The ultimate angular resolution of any telescope is given by the diffraction limit, θ_d = λ/D, where λ is the wavelength and D is the telescope aperture. For Chandra’s 1.2 m aperture at 5 keV (λ = 0.25 nm), θ_d turns out to be 40 micro-arcsec, some 12,000 times smaller than Chandra’s actual (and still unsurpassed in the x-ray regime) angular point-spread function size of 0.5 arcsec. This would be a remarkable angular resolution for such a compact optical system, even exceeding the performance of the Event Horizon Telescope with an aperture that is essentially the size of the Earth. Why isn’t Chandra’s resolution better?

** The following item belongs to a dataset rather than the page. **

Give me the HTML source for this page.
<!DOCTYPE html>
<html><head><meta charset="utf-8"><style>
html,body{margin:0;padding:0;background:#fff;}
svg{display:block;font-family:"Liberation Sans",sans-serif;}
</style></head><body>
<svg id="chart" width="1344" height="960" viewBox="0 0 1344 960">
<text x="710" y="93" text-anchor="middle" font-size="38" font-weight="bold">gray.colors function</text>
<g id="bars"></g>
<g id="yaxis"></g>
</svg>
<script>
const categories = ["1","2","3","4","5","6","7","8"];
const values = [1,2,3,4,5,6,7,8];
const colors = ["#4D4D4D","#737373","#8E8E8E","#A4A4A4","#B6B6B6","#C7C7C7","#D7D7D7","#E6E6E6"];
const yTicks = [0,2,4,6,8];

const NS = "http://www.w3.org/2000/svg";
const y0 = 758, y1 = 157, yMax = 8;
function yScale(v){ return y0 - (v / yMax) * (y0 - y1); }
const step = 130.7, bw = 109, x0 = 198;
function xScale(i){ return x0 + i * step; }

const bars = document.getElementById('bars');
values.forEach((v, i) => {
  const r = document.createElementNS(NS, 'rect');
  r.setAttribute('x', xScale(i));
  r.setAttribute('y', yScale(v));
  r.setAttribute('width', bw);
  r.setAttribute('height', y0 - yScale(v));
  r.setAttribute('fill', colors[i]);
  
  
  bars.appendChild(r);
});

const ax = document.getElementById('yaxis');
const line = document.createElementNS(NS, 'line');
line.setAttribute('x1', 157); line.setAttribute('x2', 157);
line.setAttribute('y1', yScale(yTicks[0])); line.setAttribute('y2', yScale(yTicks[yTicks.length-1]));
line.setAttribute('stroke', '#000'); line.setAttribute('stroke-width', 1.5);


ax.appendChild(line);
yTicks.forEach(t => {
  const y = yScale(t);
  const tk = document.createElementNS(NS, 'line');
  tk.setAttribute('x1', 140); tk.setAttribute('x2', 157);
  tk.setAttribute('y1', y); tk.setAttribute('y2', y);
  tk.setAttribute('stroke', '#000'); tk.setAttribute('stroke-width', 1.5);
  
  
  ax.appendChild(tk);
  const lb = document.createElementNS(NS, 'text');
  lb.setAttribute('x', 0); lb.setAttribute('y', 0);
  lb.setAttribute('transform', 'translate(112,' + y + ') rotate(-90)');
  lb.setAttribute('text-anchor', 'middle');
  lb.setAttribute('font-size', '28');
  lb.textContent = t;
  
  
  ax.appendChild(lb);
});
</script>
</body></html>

1. Chandra’s mirror shells are not quite diffraction limited, by they are not too far off for soft x rays (E ~ 1 keV). Making them perfect would only gain an improvement of a factor of a few at best.

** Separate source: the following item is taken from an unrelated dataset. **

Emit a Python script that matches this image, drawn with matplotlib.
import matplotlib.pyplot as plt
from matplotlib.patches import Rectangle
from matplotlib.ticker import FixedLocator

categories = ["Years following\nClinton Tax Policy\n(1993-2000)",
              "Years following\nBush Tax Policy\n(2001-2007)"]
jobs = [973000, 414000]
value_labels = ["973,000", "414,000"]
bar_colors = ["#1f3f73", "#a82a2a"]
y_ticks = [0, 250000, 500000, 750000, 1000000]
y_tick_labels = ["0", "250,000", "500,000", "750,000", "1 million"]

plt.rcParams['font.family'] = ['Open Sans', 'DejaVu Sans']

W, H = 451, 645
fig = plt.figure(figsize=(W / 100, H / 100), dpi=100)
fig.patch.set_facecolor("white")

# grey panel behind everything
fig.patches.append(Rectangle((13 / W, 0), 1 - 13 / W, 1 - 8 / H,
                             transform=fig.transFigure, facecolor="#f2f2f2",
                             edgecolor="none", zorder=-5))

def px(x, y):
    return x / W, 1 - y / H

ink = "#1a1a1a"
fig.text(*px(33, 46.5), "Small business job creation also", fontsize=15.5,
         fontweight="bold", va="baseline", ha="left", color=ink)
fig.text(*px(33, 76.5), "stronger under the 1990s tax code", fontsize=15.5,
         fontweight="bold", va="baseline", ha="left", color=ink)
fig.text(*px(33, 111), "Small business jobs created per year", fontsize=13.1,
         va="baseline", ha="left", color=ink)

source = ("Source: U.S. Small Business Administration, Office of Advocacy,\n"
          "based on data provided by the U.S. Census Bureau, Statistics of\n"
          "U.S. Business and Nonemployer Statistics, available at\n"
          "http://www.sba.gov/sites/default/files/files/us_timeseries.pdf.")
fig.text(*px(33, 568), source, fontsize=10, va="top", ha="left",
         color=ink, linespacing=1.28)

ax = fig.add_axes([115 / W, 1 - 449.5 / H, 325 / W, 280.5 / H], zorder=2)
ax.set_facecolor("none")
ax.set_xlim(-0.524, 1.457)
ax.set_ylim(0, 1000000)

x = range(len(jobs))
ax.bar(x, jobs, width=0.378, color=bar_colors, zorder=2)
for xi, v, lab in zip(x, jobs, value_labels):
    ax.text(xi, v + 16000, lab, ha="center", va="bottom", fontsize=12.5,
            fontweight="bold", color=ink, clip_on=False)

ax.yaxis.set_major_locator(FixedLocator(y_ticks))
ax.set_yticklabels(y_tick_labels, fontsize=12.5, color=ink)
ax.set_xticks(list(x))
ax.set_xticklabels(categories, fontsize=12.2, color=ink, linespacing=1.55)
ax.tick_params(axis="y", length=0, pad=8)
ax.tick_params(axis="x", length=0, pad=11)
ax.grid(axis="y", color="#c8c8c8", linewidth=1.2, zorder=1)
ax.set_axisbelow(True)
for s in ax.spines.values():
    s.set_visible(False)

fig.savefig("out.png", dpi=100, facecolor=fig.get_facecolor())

2. Making the resolution better requires smaller detector pixels. Chandra’s CCD pixels are 24 micron in size. Even if pixels could be shrunk to 1 micron, this would still require increasing the focal length from 10 m to 5 km.

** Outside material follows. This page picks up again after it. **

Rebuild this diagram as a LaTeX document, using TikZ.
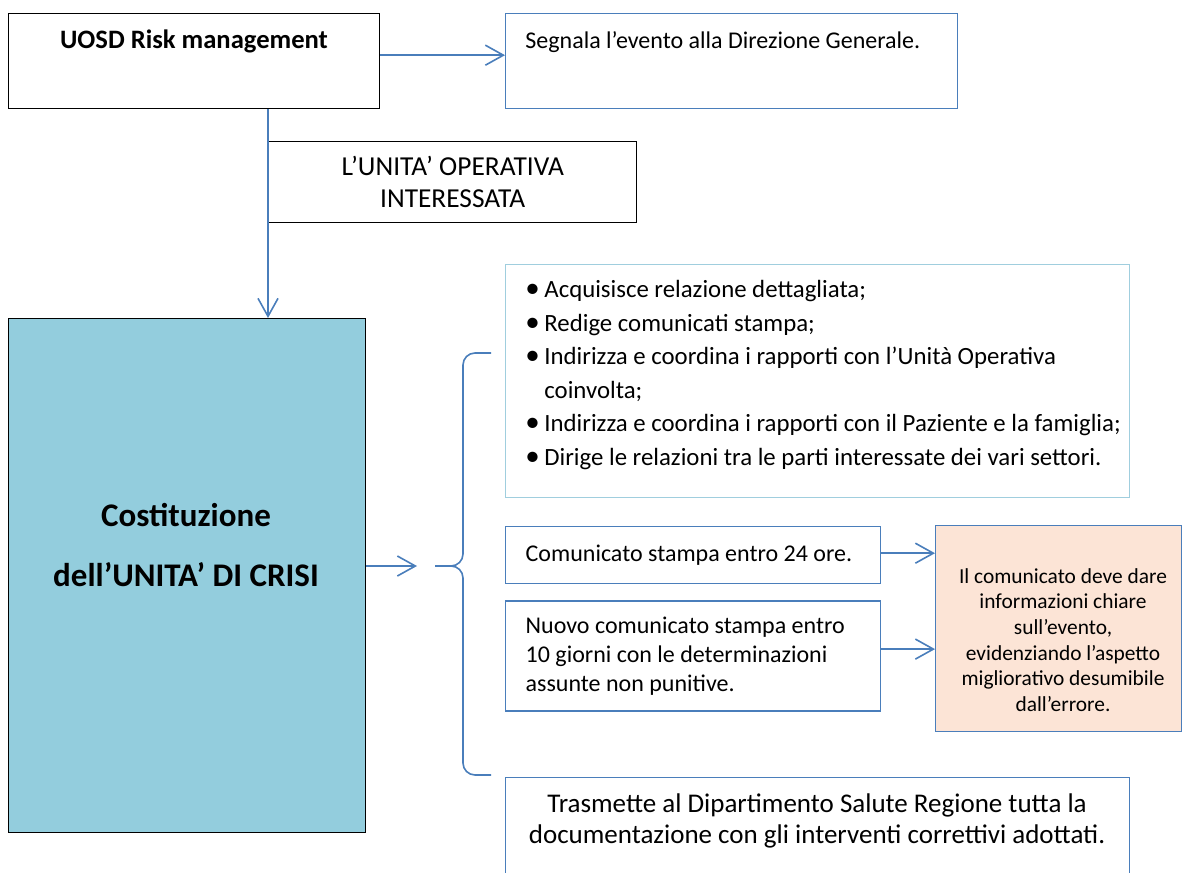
\documentclass[tikz,border=0pt]{standalone}
\usepackage{fontspec}
\setmainfont{Carlito}
\usepackage{xcolor}
\usepackage{tikz}
\usetikzlibrary{positioning,calc,arrows.meta}
\definecolor{linkblue}{RGB}{74,126,187}
\definecolor{listcyan}{RGB}{160,206,222}
\definecolor{crisisfill}{RGB}{147,205,221}
\definecolor{notefill}{RGB}{252,228,214}
\newcommand{\voce}{\makebox[9.5pt][l]{{\fontsize{14.5}{14}\selectfont\textbullet}}}
\newcommand{\rientro}{\hspace*{9.5pt}}

\begin{document}
\begin{tikzpicture}[
		x=0.5pt,y=-0.5pt, % <-- 1 unità = 1 pixel del disegno
		kbox/.style={draw=black, line width=0.7pt, inner sep=0pt, anchor=north west},
		bbox/.style={draw=linkblue, line width=0.7pt, inner sep=0pt, anchor=north west},
		link/.style={draw=linkblue, line width=0.8pt, -{Straight Barb[length=9pt,width=10pt]}},
		graffa/.style={draw=linkblue, line width=0.8pt, rounded corners=6pt},
		body/.style={font=\fontsize{12}{14.6}\selectfont}
		]
		\useasboundingbox (0,0) rectangle (1182,872);
		\clip (0,0) rectangle (1182,872);
		
		% ====== RIGA IN ALTO ======
		\node[kbox, minimum width=185.5pt, minimum height=47.5pt] (uosd) at (8,13) {};
		\node[font=\fontsize{13.3}{15}\selectfont\bfseries, inner sep=0pt, anchor=base] (uosd-txt) at (194,49)
		{UOSD Risk management};
		
		\node[bbox, minimum width=226pt, minimum height=47.5pt] (segn) at (505,13) {};
		\node[body, inner sep=0pt, anchor=base west] (segn-txt) at (525,49)
		{Segnala l’evento alla Direzione Generale.};
		
		\node[kbox, font=\fontsize{13.7}{15.8}\selectfont, align=center,
		minimum width=184pt, minimum height=40.5pt] (unita) at (268,141)
		{L’UNITA’ OPERATIVA\\INTERESSATA};
		
		% ====== UNITA' DI CRISI ======
		\node[kbox, fill=crisisfill, minimum width=178.5pt, minimum height=257pt] (crisis) at (8,318) {};
		\node[font=\fontsize{16.5}{30}\selectfont\bfseries, align=center] (crisis-txt) at (186,545)
		{Costituzione\\dell’UNITA’ DI CRISI};
		
		% ====== COLONNA DESTRA ======
		\node[draw=listcyan, line width=0.7pt, inner sep=0pt, anchor=north west,
		minimum width=312pt, minimum height=116.5pt] (list) at (505,264) {};
		\node[font=\fontsize{12.4}{16.75}\selectfont, text width=300pt, align=flush left,
		inner sep=0pt, anchor=north west] (list-txt) at (525,280)
		{\voce Acquisisce relazione dettagliata;\\
			\voce Redige comunicati stampa;\\
			\voce Indirizza e coordina i rapporti con l’Unità Operativa\\
			\rientro coinvolta;\\
			\voce Indirizza e coordina i rapporti con il Paziente e la famiglia;\\
			\voce Dirige le relazioni tra le parti interessate dei vari settori.};
		
		\node[bbox, body, text width=167.5pt, inner xsep=10pt, align=flush left,
		minimum width=187.5pt, minimum height=28.5pt] (comm) at (505,526)
		{Comunicato stampa entro 24 ore.};
		
		\node[bbox, body, text width=167.5pt, inner xsep=10pt, align=flush left,
		minimum width=187.5pt, minimum height=55pt,
		below=8pt of comm.south west, anchor=north west] (nuovo)
		{Nuovo comunicato stampa entro\\
			10 giorni con le determinazioni\\
			assunte non punitive.};
		
		\node[bbox, fill=notefill, minimum width=123pt, minimum height=103pt] (note) at (935,525) {};
		\node[font=\fontsize{10.7}{12.8}\selectfont, align=center] (note-txt) at (1063,640)
		{Il comunicato deve dare\\informazioni chiare\\sull’evento,\\evidenziando l’aspetto\\migliorativo desumibile\\dall’errore.};
		
		\node[bbox, minimum width=312pt, minimum height=55pt] (trasm) at (505,777) {};
		\node[font=\fontsize{13.5}{15.5}\selectfont, align=center] (trasm-txt) at (817,821)
		{Trasmette al Dipartimento Salute Regione tutta la\\documentazione con gli interventi correttivi adottati.};
		
		% ====== GRAFFA ======
		\coordinate (brace-top) at (491,353);
		\coordinate (brace-bot) at (491,775);
		\coordinate (brace-tip) at (435,566);
		\draw[graffa] (brace-top) -| ($(brace-tip)+(28,0)$) -- (brace-tip);
		\draw[graffa] (brace-bot) -| ($(brace-tip)+(28,0)$) -- (brace-tip);
		
		% ====== FRECCE ======
		\draw[link] ([yshift=3pt]uosd.east) -- ([yshift=3pt]segn.west);
		\draw[link] (unita.west |- uosd.south) -- (unita.west |- crisis.north);
		\draw[link] (crisis.east |- brace-tip) -- ([xshift=-9pt]brace-tip);
		\draw[link] ([yshift=1pt]comm.east) -- ([yshift=1pt]comm.east -| note.west);
		\draw[link] ([yshift=3.5pt]nuovo.east) -- ([yshift=3.5pt]nuovo.east -| note.west);
		
\end{tikzpicture}
\end{document}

3. Most importantly: By Fermat’s theorem, achieving diffraction-limited performance requires all optical paths from source to image planes be the same length to within a small fraction of the wavelength. However, Chandra’s Wolter Type 1 mirror prescription decidedly does not follow Fermat’s requirement for multiple shells, so that even if a 5000 m focal length was implemented, only a 100× resolution improvement would result. Basically, each shell is its own telescope, with an aperture given by its projected annulus.

A new Wolter telescope design. We recently published a novel X-ray telescope design based on the well-understood Wolter Type 2 prescription [1]. This design preserves the advantages of the traditional Type 1 prescription—including a wide field of view and energy band, compact size and large effective area due to high packing density—while matching the path lengths of all shells and correcting for the chromatic aberration inherent in grazing-incidence telescopes operating below the critical angle. Such a telescope would have some 10^3 to 10^6 times better resolving power than Chandra, allowing direct X-ray imaging of some of the most highly energetic, compact and violent regions of the Universe.  Just a couple of revolutionary science examples would be resolving the fine structure of quasar jets down to the event horizon and testing dark matter clumping via speckles produced by gravitational lensing.

Needed: Diffraction-limited mirror segments (almost there with single crystal silicon/Zhang group at GSFC), improved metrology for near-conical mirrors to improve the polish/metrology cycle, x-ray metrology, stable and sensitive alignment and mounting technologies.